Saturday, 23 May 2026
Everyone wants a great investment. Who doesn’t want to put money somewhere and watch it grow? But here’s the problem, scammers know exactly how to use that dream against people. They often package risky or fake investments in a way that sounds exciting, exclusive, and almost impossible to resist. That’s why smart investors don’t just look at potential profit, they also look for warning signs.
If an investment sounds amazing on paper, take a step back. Sometimes, the bigger the promise, the bigger the risk hiding behind it. Here are six warning signs that an investment may be too good to be true.
1.Guaranteed High Returns With Little or No Risk
This is probably the oldest trick in the book. If someone tells you an investment is “guaranteed” to make big money with little risk, that’s a huge red flag. In the real world, every investment carries some level of risk. Higher returns usually come with higher uncertainty. There is no magic shortcut where profits are huge and risks magically disappear.
2.Pressure to Invest Immediately
Scammers love urgency. They might say things like, “This offer ends today,” or “Only a few spots left.” Why? Because pressure keeps you from thinking clearly. Legitimate investments will still be there after you take time to research and ask questions. If someone pushes you to decide right now, be careful.
3.The Investment Is Too Complicated to Explain
A good investment should be understandable.
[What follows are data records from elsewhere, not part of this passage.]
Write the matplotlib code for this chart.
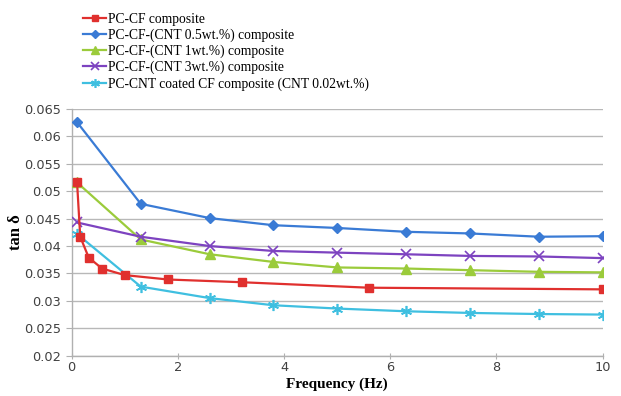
import matplotlib
matplotlib.use("Agg")
import matplotlib.pyplot as plt
from matplotlib.ticker import FixedLocator

# Data
freq_red = [0.1, 0.16, 0.32, 0.57, 1.0, 1.81, 3.2, 5.6, 10]
pc_cf = [0.0517, 0.0417, 0.0379, 0.0359, 0.0347, 0.0339, 0.0334, 0.0324, 0.0321]

freq = [0.1, 1.3, 2.6, 3.8, 5.0, 6.3, 7.5, 8.8, 10]
cnt05 = [0.0626, 0.0477, 0.0451, 0.0438, 0.0433, 0.0426, 0.0423, 0.0417, 0.0418]
cnt1 = [0.0516, 0.0412, 0.0385, 0.0371, 0.0361, 0.0359, 0.0356, 0.0353, 0.0352]
cnt3 = [0.0443, 0.0417, 0.0400, 0.0391, 0.0388, 0.0385, 0.0382, 0.0381, 0.0378]
coated = [0.0422, 0.0326, 0.0305, 0.0292, 0.0286, 0.0281, 0.0278, 0.0276, 0.0275]

labels = ["PC-CF composite",
          "PC-CF-(CNT 0.5wt.%) composite",
          "PC-CF-(CNT 1wt.%) composite",
          "PC-CF-(CNT 3wt.%) composite",
          "PC-CNT coated CF composite (CNT 0.02wt.%)"]
yticks = [0.02, 0.025, 0.03, 0.035, 0.04, 0.045, 0.05, 0.055, 0.06, 0.065]
xticks = [0, 2, 4, 6, 8, 10]

fig = plt.figure(figsize=(6.21, 3.96), dpi=100)
ax = fig.add_axes([0.1155, 0.1018, 0.855, 0.6229])

ax.plot(freq_red, pc_cf, color="#e0302e", marker="s", ms=6, lw=1.6, label=labels[0], zorder=5)
ax.plot(freq, cnt05, color="#3a7bd5", marker="D", ms=5, lw=1.6, label=labels[1], zorder=4)
ax.plot(freq, cnt1, color="#9bcb3b", marker="^", ms=6.5, lw=1.6, label=labels[2], zorder=4)
ax.plot(freq, cnt3, color="#7d43c0", marker="x", ms=6.5, mew=1.2, lw=1.6, label=labels[3], zorder=4)
ax.plot(freq, coated, color="#3fbfe0", marker=(6, 2, 0), ms=8, mew=1.2, lw=1.6, label=labels[4], zorder=4)

ax.set_xlim(0, 10)
ax.set_ylim(0.02, 0.065)
ax.yaxis.set_major_locator(FixedLocator(yticks))
ax.xaxis.set_major_locator(FixedLocator(xticks))
ax.set_yticklabels([f"{v:g}" for v in yticks])
ax.set_xticklabels([str(v) for v in xticks])
ax.grid(axis="y", color="#b8b8b8", lw=1.0)
ax.set_axisbelow(True)
for s in ["top", "right"]:
    ax.spines[s].set_visible(False)
for s in ["left", "bottom"]:
    ax.spines[s].set_color("#b0b0b0")
    ax.spines[s].set_linewidth(1.0)
ax.tick_params(axis="both", colors="#b0b0b0", labelcolor="#404040", labelsize=9.3, length=4)
ax.tick_params(axis="x", direction="inout", pad=2)

ax.set_xlabel("Frequency (Hz)", family="Liberation Serif", fontweight="bold", fontsize=11, labelpad=2)
ax.set_ylabel("tan δ", family="Liberation Serif", fontweight="bold", fontsize=12)
ax.yaxis.set_label_coords(-0.09, 0.5)

leg = fig.legend(loc="upper left", bbox_to_anchor=(0.123, 0.985), frameon=False,
                 prop={"family": "Liberation Serif", "size": 9.8},
                 handlelength=1.7, handletextpad=0.1, labelspacing=0.2,
                 borderpad=0.0, markerscale=0.8)

fig.savefig("out.png", dpi=100)
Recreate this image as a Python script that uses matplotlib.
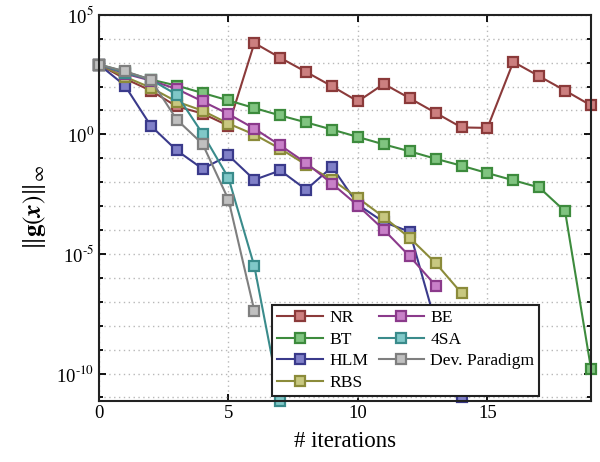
import numpy as np
import matplotlib
matplotlib.use('Agg')
import matplotlib.pyplot as plt

plt.rcParams['font.family'] = ['Liberation Serif', 'DejaVu Serif']
plt.rcParams['mathtext.fontset'] = 'stix'

# log10 of ||g(x)||_inf
nr = [2.92, 2.33, 1.83, 1.17, 0.87, 0.36, 3.82, 3.20, 2.61, 2.01, 1.38, 2.11, 1.51, 0.90, 0.29, 0.27, 3.03, 2.43, 1.83, 1.21]
bt = [2.92, 2.62, 2.29, 2.04, 1.73, 1.42, 1.10, 0.79, 0.50, 0.20, -0.11, -0.42, -0.71, -1.02, -1.31, -1.62, -1.92, -2.22, -3.22, -9.80]
hlm = [2.92, 2.04, 0.36, -0.67, -1.44, -0.88, -1.90, -1.51, -2.31, -1.36, -2.94, -3.67, -4.07, -7.9, -11.0]
rbs = [2.92, 2.41, 1.95, 1.37, 0.99, 0.45, -0.01, -0.60, -1.27, -1.90, -2.66, -3.46, -4.33, -5.38, -6.64]
be = [2.92, 2.54, 2.25, 1.90, 1.38, 0.85, 0.24, -0.46, -1.20, -2.06, -2.98, -3.99, -5.10, -6.32]
sa4 = [2.92, 2.58, 2.29, 1.66, 0.03, -1.82, -5.52, -11.13]
dev = [2.92, 2.64, 2.29, 0.62, -0.40, -2.73, -7.38]

series = [
    ('NR', nr, '#8B3A3A', '#CC7F7F'),
    ('BT', bt, '#3D8B3D', '#80C480'),
    ('HLM', hlm, '#3A3A8B', '#8080C8'),
    ('RBS', rbs, '#8B8B3A', '#C8C880'),
    ('BE', be, '#8B3A8B', '#C880C8'),
    ('4SA', sa4, '#3A8B8B', '#80C8C8'),
    ('Dev. Paradigm', dev, '#7F7F7F', '#C0C0C0'),
]

fig = plt.figure(figsize=(6, 4.62), dpi=100)
ax = fig.add_axes([0.165, 0.133, 0.82, 0.835])

for name, vals, lc, fc in series:
    y = 10.0 ** np.array(vals)
    ax.semilogy(np.arange(len(y)), y, '-s', color=lc, mfc=fc, mec=lc,
                ms=7.2, mew=1.6, lw=1.5, label=name, clip_on=False)

ax.set_xlim(0, 19)
ax.set_ylim(10 ** -11.13, 1e5)
ax.set_xticks([0, 5, 10, 15])
ax.set_yticks([1e-10, 1e-5, 1e0, 1e5])
ax.set_yticklabels(['10$^{\\text{-10}}$', '10$^{\\text{-5}}$', '10$^{0}$', '10$^{5}$'])
ax.set_yticks([10.0 ** k for k in range(-11, 5)], minor=True)
ax.yaxis.set_minor_formatter(matplotlib.ticker.NullFormatter())
ax.tick_params(which='both', direction='in', top=True, right=True, labelsize=13.5, width=1.3)
ax.tick_params(which='major', length=5)
ax.tick_params(which='minor', length=3)
ax.grid(True, which='both', axis='y', linestyle=(0, (1, 2.5)), color='#B8B8B8', lw=1)
ax.grid(True, which='major', axis='x', linestyle=(0, (1, 2.5)), color='#B8B8B8', lw=1)
for s in ax.spines.values():
    s.set_linewidth(1.5)
    s.set_color('#222222')

ax.set_xlabel('# iterations', fontsize=16.5, labelpad=6)
ax.set_ylabel(r'$\|\mathbf{g}(\mathbfit{x})\|_\infty$', fontsize=18, labelpad=6)

leg = ax.legend(ncol=2, loc='lower left', bbox_to_anchor=(0.352, 0.012), fontsize=12.6,
                frameon=True, fancybox=False, edgecolor='#222222', framealpha=1,
                borderpad=0.3, labelspacing=0.3, handlelength=2.6, columnspacing=0.6,
                handletextpad=0.35, borderaxespad=0)
leg.get_frame().set_linewidth(1.5)

fig.savefig('out.png', dpi=100)
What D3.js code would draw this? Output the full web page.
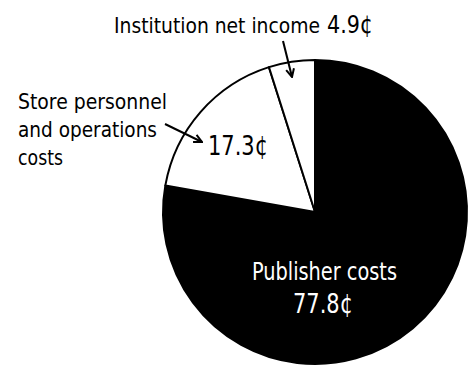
<!DOCTYPE html>
<html><head><meta charset="utf-8">
<script src="https://cdn.jsdelivr.net/npm/d3@7"></script>
<style>
html,body{margin:0;padding:0;background:#fff;}
svg{display:block;}
text{font-family:"Liberation Sans Narrow","Arial Narrow","DejaVu Sans Condensed",sans-serif;}
</style></head>
<body>
<svg id="chart" width="471" height="368"></svg>
<script>
const categories = ["Publisher costs", "Store personnel and operations costs", "Institution net income"];
const values = [77.8, 17.3, 4.9];
const fills = ["#000", "#fff", "#fff"];

const svg = d3.select("#chart");
const cx = 315, cy = 212, r = 152;
const g = svg.append("g").attr("transform", `translate(${cx},${cy})`);

const pie = d3.pie().sort(null).value(d => d)(values);
const arc = d3.arc().innerRadius(0).outerRadius(r);

g.selectAll("path.slice").data(pie).join("path")
  .attr("class", "slice")
  .attr("d", arc)
  .attr("fill", (d, i) => fills[i])
  .attr("stroke", "#000")
  .attr("stroke-width", 2)
  .attr("stroke-linejoin", "round");

svg.append("defs").append("marker")
  .attr("id", "ah").attr("viewBox", "0 0 10 10")
  .attr("refX", 9).attr("refY", 5)
  .attr("markerWidth", 10).attr("markerHeight", 10)
  .attr("markerUnits", "userSpaceOnUse")
  .attr("orient", "auto")
  .append("path").attr("d", "M1,1 L9,5 L1,9").attr("fill", "none")
  .attr("stroke", "#000").attr("stroke-width", 2);

function label(x, y, txt, size, width, fill) {
  return svg.append("text").attr("x", x).attr("y", y)
    .attr("fill", fill || "#000").style("font-size", size + "px")
    .attr("textLength", width).attr("lengthAdjust", "spacingAndGlyphs")
    .text(txt);
}

// Inside labels
label(252, 280, categories[0], 24, 145, "#fff");
label(293, 313, values[0].toFixed(1) + "¢", 27, 60, "#fff");
label(208, 155, values[1].toFixed(1) + "¢", 27, 60);

// Store label
label(18, 109, "Store personnel", 22, 149);
label(18, 137, "and operations", 22, 139);
label(18, 165, "costs", 22, 45);
svg.append("line").attr("x1", 165).attr("y1", 124).attr("x2", 202).attr("y2", 142)
  .attr("stroke", "#000").attr("stroke-width", 2).attr("marker-end", "url(#ah)");

// Institution label
label(114, 33, categories[2], 22, 206);
label(327, 33, values[2].toFixed(1) + "¢", 25, 46);
svg.append("line").attr("x1", 283).attr("y1", 41).attr("x2", 292).attr("y2", 77)
  .attr("stroke", "#000").attr("stroke-width", 2).attr("marker-end", "url(#ah)");
</script>
</body></html>
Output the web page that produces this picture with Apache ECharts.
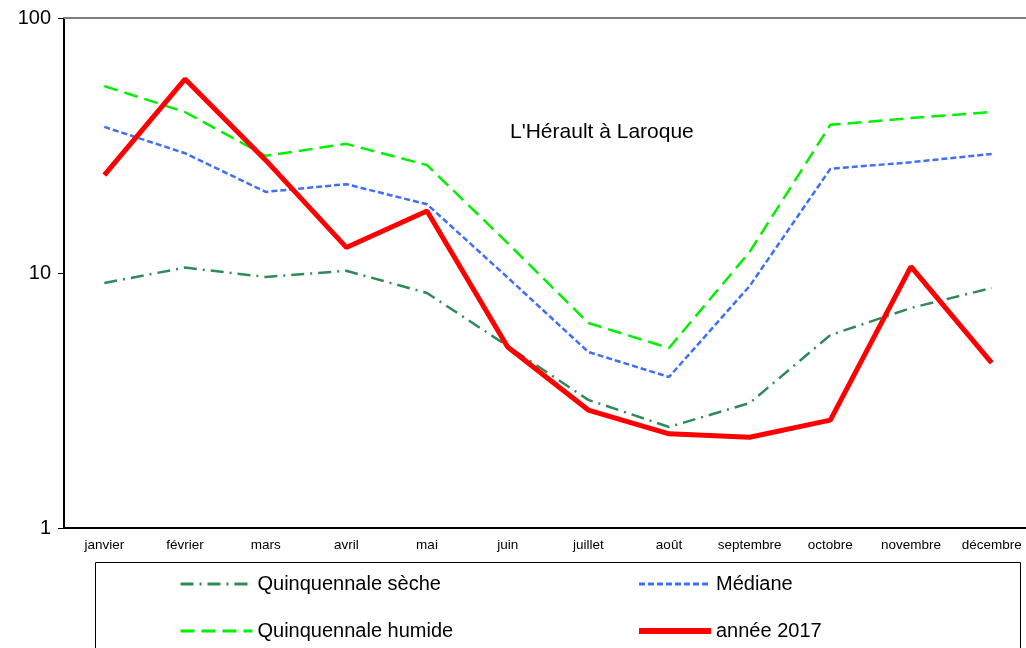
<!DOCTYPE html>
<html><head><meta charset="utf-8">
<script src="https://cdn.jsdelivr.net/npm/echarts@6/dist/echarts.min.js"></script>
<style>html,body{margin:0;padding:0;background:#fff;overflow:hidden;width:1026px;height:648px}#c{width:1034px;height:648px}</style>
</head><body><div id="c"></div>
<script>
const months = ['janvier','février','mars','avril','mai','juin','juillet','août','septembre','octobre','novembre','décembre'];
const seche = [9.14,10.5,9.65,10.2,8.35,5.17,3.18,2.49,3.09,5.71,7.29,8.74];
const mediane = [37.4,29.5,20.8,22.3,18.6,9.6,4.9,3.91,8.89,25.6,27.2,29.3];
const humide = [54.1,42.8,28.8,32.1,26.5,13.1,6.37,5.08,12.1,38.1,40.5,42.8];
const annee2017 = [24.2,57.6,27.7,12.6,17.5,5.13,2.9,2.34,2.27,2.65,10.6,4.44];
const chartTitle = "L'Hérault à Laroque";
const names = ['Quinquennale sèche','Médiane','Quinquennale humide','année 2017'];

const FONT = 'Liberation Sans, Arial, sans-serif';
const C = {seche:'#2E8B57', med:'#3F6FF5', hum:'#00F000', an:'#FF0000'};
const chart = echarts.init(document.getElementById('c'), null, {renderer:'canvas'});
const legText = {fontFamily:FONT,fontSize:20,color:'#000',lineHeight:20};
chart.setOption({
  animation:false,
  backgroundColor:'#fff',
  title:{text:chartTitle,left:510,top:122,padding:0,textStyle:{fontFamily:FONT,fontSize:21,fontWeight:'normal',color:'#000'}},
  grid:{left:64,top:18,width:968,height:510,containLabel:false},
  xAxis:[{
    type:'category',data:months,boundaryGap:true,position:'bottom',
    axisLine:{lineStyle:{color:'#000',width:2}},
    axisTick:{inside:true,length:5,lineStyle:{color:'#000',width:1}},
    axisLabel:{color:'#000',fontFamily:FONT,fontSize:13.5,margin:10,interval:0},
    splitLine:{show:false}
  },{
    type:'category',data:months,position:'top',
    axisLine:{lineStyle:{color:'#808080',width:2}},
    axisTick:{show:false},axisLabel:{show:false},splitLine:{show:false}
  }],
  yAxis:{
    type:'log',logBase:10,min:1,max:100,
    axisLine:{show:true,lineStyle:{color:'#000',width:2}},
    axisTick:{show:true,inside:false,length:6,lineStyle:{color:'#000'}},
    axisLabel:{color:'#000',fontFamily:FONT,fontSize:20,margin:13},
    splitLine:{show:false},minorTick:{show:false}
  },
  legend:[{
    data:[{name:names[0],lineStyle:{width:3}},{name:names[2],lineStyle:{width:3}}],
    orient:'vertical',left:179,top:574,padding:0,
    itemWidth:72,itemHeight:20,itemGap:27,itemStyle:{opacity:0},
    textStyle:legText
  },{
    data:[{name:names[1],lineStyle:{width:3}},{name:names[3],lineStyle:{width:6}}],
    orient:'vertical',left:636,top:574,padding:0,
    itemWidth:72,itemHeight:20,itemGap:27,itemStyle:{opacity:0},
    textStyle:legText
  }],
  graphic:[{type:'rect',shape:{x:95.5,y:562.5,width:925,height:120},style:{fill:'none',stroke:'#000',lineWidth:1},silent:true,z:-1}],
  series:[
    {name:names[0],type:'line',data:seche,symbol:'none',color:C.seche,lineStyle:{color:C.seche,width:2.5,type:[13,6,2,6]}},
    {name:names[1],type:'line',data:mediane,symbol:'none',color:C.med,lineStyle:{color:C.med,width:2.5,type:[6,3]}},
    {name:names[2],type:'line',data:humide,symbol:'none',color:C.hum,lineStyle:{color:C.hum,width:2.5,type:[14,7]}},
    {name:names[3],type:'line',data:annee2017,symbol:'none',color:C.an,lineStyle:{color:C.an,width:5}}
  ]
});
</script></body></html>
Sure, some financial products are technical, but a legitimate advisor should still be able to explain how it works in simple language. If someone keeps using fancy jargon, avoids direct answers, or says it’s “too complex” for you to understand, that’s not sophistication, it could be a warning sign.
4.They Promise “Insider Information”
Be extra cautious if someone claims they have secret information or a hidden opportunity that only a few people know about. Scammers often use exclusivity to make people feel special. Real investing is based on research, not mysterious secret tips. And in many cases, insider trading itself is illegal.
5.They Avoid Questions or Documentation
A legitimate investment provider should welcome questions and provide clear documents. If the seller gets defensive, changes the topic, or can’t show proper paperwork, something may be wrong. Transparency matters. If you can’t get basic information, you probably shouldn’t put your money in.
6.It Sounds Too Good to Be True
Sometimes your instincts are right. If the returns are unusually high, the success story sounds perfect, and everything feels almost unreal, trust your gut. Fraud often starts with promises of easy money and a “once-in-a-lifetime” opportunity. In investing, if something sounds unbelievably good, it usually deserves a second look.
At the end of the day, smart investing isn’t about chasing hype, it’s about understanding risk, doing research, and asking tough questions. A real investment may offer opportunity, but it will never promise perfection. When in doubt, slow down, verify everything, and remember: protecting your money is just as important as growing it.